> **Exercise goal**: Copy each line with the word "this" in it.

> **Exercise input**:
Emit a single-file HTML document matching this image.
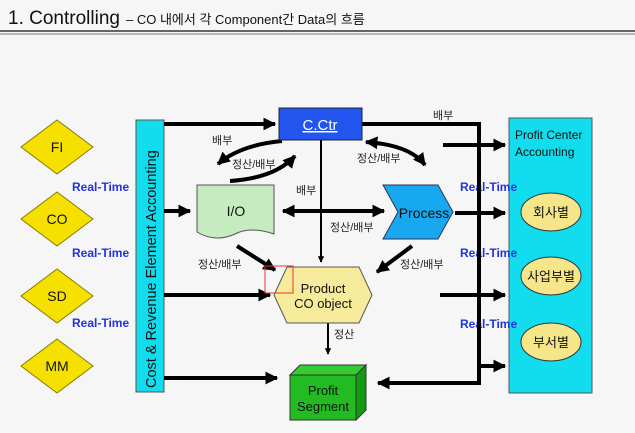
---
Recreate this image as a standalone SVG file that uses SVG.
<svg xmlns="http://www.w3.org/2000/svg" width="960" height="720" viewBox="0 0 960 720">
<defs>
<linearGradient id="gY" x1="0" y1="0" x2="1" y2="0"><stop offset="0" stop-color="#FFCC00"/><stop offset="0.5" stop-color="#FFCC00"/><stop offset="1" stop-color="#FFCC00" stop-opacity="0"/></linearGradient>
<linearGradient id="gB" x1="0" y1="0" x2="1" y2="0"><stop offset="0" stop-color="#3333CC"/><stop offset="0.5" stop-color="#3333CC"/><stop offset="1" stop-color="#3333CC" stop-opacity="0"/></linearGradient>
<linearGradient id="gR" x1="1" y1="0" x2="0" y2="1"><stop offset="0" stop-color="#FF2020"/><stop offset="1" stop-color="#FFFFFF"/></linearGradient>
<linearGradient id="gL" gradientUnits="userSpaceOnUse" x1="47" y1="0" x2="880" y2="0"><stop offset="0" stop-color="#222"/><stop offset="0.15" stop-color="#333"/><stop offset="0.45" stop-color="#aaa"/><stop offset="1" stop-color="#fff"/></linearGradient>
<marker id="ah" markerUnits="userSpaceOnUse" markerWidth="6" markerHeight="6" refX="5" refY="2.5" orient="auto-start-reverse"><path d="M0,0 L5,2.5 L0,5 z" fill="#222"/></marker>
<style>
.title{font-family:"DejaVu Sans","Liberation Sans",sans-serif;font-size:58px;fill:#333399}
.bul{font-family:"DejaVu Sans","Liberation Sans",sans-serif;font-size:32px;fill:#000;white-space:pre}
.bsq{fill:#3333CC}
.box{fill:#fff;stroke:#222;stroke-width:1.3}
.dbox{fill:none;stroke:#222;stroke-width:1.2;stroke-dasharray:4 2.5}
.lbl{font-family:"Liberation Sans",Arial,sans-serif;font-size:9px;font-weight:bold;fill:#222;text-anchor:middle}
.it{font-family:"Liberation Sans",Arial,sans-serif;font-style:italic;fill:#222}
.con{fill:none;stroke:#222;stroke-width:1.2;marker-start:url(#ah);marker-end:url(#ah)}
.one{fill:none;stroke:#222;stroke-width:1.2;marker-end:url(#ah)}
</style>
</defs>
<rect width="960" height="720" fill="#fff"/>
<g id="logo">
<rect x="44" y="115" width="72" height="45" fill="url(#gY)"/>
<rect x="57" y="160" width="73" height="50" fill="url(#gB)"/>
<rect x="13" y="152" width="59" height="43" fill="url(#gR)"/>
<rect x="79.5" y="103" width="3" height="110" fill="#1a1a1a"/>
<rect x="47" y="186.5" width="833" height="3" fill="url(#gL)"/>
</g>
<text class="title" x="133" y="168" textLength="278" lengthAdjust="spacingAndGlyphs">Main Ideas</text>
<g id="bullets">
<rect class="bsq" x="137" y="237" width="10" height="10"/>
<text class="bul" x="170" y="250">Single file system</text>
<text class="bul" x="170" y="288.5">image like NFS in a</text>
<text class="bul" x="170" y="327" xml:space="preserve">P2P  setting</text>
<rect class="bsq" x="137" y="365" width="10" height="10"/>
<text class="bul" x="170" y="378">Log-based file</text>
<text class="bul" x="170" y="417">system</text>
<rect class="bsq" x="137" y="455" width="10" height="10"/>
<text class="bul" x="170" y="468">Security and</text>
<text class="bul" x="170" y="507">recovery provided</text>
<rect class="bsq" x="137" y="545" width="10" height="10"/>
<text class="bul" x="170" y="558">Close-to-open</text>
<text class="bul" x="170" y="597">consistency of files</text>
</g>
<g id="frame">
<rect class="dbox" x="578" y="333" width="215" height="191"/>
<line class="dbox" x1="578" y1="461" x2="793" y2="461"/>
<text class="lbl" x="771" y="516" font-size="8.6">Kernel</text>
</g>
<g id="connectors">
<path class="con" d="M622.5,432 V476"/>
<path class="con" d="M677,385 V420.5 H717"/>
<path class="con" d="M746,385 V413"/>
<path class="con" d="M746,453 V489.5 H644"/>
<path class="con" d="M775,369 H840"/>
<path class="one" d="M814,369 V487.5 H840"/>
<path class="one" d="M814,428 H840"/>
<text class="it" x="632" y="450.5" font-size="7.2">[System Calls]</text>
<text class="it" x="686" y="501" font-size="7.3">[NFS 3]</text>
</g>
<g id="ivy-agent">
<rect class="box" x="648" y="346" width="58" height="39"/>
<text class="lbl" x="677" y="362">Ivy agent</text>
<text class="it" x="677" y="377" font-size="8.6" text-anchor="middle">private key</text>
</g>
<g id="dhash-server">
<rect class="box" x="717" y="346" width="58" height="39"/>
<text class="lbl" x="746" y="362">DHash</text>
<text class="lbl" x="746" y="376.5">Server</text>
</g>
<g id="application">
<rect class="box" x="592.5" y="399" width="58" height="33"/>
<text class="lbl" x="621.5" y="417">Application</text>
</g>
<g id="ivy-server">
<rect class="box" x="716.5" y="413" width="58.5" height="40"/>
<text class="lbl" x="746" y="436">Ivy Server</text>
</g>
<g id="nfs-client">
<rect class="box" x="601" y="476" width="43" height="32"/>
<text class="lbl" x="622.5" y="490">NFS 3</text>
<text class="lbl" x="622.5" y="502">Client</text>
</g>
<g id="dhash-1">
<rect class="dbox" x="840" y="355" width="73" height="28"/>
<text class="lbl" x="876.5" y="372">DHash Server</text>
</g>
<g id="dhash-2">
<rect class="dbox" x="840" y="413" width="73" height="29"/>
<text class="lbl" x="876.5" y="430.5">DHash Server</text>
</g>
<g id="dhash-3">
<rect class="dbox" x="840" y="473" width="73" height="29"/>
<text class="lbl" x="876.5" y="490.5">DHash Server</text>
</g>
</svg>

> **Correct answer**:
Emit a single-file HTML document matching this image.
Recreate this image as a standalone SVG file that uses SVG.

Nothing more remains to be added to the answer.